• [PROBLEM STATEMENT]
Only one portion of the data is to be written out: from the line bearing "Output the Python" through the line bearing "from bokeh.resources import INLINE". Write it exactly as it appears.

• [EXCERPTED DATA]
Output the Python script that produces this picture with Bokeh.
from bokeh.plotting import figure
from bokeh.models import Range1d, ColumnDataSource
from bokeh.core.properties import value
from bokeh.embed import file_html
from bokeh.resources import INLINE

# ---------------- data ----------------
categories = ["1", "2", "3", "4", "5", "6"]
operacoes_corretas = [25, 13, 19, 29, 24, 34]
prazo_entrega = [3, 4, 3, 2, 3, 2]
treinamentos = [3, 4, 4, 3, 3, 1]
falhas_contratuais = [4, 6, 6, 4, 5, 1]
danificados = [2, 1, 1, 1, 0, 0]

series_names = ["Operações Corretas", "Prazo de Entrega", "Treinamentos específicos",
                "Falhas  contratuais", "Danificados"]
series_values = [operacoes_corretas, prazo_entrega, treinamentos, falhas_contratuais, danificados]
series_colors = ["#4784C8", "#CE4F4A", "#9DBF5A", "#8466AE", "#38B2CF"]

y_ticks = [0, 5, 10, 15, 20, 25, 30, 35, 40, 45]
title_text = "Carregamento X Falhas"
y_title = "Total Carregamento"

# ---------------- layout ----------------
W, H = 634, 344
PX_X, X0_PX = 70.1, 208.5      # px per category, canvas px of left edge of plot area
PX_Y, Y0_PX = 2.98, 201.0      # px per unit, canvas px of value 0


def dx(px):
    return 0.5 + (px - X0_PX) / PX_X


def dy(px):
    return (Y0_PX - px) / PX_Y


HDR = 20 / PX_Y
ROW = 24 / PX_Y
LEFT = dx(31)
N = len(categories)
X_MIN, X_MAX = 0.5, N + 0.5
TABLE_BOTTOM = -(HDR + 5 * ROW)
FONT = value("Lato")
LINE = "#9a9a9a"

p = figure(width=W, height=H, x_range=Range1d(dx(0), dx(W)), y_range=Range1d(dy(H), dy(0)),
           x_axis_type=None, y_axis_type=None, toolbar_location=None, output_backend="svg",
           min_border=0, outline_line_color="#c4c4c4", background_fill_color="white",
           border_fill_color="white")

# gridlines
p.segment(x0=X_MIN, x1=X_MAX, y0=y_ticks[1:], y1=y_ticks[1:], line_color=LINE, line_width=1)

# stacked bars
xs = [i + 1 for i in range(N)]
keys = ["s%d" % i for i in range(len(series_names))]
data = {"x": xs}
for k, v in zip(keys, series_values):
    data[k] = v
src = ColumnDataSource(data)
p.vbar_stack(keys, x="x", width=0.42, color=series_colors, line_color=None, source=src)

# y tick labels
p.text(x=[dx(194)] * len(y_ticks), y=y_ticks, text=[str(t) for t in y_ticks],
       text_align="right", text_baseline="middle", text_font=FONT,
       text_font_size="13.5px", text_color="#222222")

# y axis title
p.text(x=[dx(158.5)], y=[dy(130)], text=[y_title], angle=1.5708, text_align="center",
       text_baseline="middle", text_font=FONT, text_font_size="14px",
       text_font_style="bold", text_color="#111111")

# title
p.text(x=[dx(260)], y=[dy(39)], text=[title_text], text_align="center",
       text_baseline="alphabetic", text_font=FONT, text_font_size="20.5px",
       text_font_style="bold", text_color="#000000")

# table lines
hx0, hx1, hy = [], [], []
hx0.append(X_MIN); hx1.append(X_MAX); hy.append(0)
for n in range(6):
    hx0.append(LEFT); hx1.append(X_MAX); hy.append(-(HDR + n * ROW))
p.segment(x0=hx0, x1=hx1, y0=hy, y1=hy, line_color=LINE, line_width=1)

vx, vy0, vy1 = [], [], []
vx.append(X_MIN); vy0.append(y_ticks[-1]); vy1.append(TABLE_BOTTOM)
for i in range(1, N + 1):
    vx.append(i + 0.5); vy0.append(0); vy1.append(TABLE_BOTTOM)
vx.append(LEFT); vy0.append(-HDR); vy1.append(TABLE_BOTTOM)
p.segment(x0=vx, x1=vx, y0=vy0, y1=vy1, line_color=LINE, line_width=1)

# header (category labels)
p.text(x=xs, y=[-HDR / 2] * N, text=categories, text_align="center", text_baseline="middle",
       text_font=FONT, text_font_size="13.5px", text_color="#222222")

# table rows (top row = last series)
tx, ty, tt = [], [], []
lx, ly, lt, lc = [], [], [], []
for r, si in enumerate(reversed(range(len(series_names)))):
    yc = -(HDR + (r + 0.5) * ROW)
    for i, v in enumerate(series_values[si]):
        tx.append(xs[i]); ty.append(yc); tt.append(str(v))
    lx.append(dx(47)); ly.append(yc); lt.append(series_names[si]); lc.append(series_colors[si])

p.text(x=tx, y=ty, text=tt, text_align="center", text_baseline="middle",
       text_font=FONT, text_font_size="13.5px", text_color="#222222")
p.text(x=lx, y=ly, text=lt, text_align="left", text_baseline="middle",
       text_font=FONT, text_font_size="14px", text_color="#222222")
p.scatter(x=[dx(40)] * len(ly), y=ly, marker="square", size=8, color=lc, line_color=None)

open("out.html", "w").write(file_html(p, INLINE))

--

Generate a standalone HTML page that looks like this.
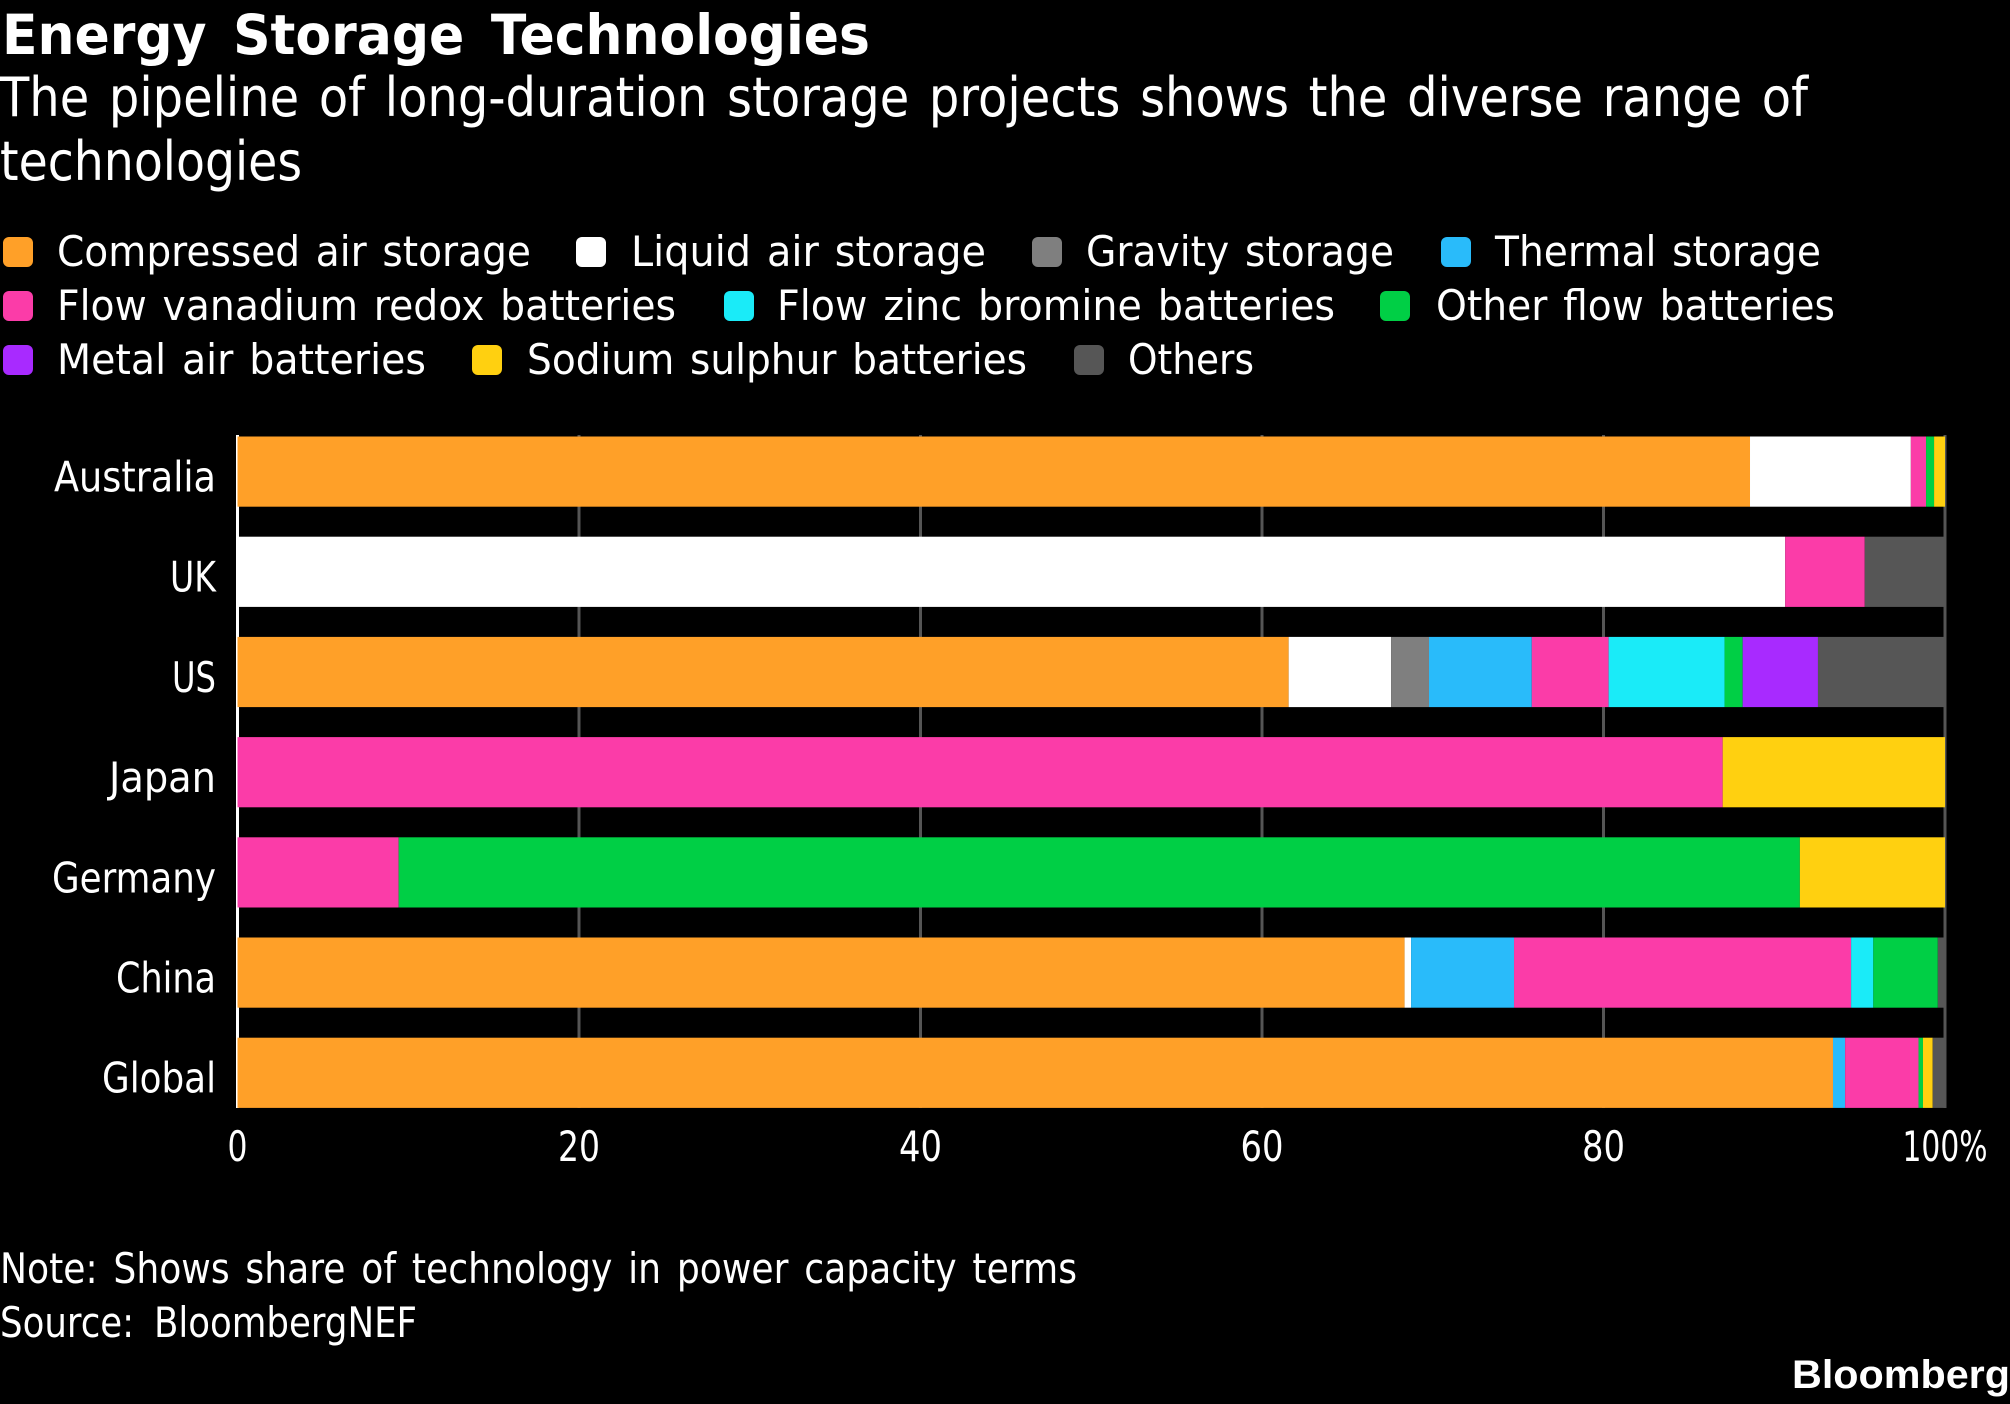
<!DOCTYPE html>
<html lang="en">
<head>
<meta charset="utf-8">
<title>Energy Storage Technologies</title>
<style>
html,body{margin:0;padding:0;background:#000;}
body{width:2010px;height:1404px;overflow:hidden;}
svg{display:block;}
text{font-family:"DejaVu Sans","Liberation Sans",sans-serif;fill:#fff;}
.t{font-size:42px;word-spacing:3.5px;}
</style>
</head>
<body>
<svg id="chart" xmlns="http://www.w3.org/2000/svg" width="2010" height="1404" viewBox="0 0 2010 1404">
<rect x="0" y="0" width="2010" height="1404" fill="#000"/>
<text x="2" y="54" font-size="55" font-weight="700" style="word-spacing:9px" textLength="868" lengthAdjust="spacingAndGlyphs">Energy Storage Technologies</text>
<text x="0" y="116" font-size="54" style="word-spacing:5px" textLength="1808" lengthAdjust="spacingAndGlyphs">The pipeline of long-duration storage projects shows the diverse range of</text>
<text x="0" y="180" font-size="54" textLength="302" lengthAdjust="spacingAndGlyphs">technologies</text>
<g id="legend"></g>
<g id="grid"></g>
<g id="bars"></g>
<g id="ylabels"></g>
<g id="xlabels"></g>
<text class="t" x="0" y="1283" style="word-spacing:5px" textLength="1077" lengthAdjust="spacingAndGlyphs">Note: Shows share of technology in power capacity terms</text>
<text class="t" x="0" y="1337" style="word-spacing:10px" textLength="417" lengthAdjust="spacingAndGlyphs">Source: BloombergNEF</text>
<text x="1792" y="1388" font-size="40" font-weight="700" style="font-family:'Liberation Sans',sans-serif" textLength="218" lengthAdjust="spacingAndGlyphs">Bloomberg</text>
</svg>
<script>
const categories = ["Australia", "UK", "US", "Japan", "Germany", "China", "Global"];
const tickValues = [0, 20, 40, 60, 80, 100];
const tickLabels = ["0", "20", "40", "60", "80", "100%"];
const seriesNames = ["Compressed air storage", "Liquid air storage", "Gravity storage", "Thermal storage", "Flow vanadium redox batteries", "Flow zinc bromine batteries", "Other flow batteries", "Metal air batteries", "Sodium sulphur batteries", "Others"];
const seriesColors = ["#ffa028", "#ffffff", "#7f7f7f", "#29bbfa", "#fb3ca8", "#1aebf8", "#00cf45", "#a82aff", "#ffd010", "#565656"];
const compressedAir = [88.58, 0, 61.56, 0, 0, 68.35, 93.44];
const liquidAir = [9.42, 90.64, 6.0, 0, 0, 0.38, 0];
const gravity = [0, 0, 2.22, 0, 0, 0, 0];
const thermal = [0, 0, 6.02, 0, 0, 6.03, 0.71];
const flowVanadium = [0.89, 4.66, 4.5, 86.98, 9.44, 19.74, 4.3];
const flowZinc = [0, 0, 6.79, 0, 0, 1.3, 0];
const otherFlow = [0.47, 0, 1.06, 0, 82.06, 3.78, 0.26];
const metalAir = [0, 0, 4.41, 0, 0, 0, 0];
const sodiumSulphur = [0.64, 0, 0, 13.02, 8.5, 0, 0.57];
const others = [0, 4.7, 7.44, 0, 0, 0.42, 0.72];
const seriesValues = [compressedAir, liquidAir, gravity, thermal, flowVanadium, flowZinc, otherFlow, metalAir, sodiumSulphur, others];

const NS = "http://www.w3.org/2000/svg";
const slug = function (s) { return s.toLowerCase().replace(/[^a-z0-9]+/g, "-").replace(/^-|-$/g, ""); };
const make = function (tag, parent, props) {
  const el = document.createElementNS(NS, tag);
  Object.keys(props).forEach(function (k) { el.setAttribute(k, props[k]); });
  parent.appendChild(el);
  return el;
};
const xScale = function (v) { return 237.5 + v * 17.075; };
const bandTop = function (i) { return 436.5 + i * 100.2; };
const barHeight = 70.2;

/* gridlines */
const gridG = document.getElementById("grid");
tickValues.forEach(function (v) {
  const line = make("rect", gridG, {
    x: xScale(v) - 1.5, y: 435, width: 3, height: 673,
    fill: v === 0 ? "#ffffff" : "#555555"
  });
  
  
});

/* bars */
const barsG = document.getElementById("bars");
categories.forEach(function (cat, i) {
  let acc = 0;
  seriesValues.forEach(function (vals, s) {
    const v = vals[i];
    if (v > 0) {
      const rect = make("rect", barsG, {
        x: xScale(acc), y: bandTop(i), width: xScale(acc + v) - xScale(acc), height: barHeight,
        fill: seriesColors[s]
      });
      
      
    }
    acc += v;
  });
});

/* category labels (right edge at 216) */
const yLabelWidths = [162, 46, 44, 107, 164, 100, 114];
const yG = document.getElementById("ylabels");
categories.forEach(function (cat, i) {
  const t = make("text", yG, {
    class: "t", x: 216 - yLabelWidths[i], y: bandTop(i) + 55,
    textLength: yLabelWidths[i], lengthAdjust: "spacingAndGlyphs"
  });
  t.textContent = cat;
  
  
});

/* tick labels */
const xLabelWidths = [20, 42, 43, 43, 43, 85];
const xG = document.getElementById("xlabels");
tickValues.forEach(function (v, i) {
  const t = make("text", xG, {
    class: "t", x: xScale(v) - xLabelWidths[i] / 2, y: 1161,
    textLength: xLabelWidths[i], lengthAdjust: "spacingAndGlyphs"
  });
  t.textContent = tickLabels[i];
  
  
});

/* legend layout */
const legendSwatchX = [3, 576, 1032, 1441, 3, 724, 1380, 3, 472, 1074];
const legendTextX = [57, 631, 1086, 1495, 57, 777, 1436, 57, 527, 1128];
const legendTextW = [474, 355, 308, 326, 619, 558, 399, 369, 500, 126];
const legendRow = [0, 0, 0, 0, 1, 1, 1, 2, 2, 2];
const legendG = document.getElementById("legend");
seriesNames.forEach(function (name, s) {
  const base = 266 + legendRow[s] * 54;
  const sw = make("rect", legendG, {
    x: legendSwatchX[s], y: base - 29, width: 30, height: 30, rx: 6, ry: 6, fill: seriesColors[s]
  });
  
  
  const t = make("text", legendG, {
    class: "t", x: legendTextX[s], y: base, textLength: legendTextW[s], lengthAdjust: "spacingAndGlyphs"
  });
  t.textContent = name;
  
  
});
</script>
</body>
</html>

• [FINAL RESULT]
Output the Python script that produces this picture with Bokeh.
from bokeh.plotting import figure
from bokeh.models import Range1d, ColumnDataSource
from bokeh.core.properties import value
from bokeh.embed import file_html
from bokeh.resources import INLINE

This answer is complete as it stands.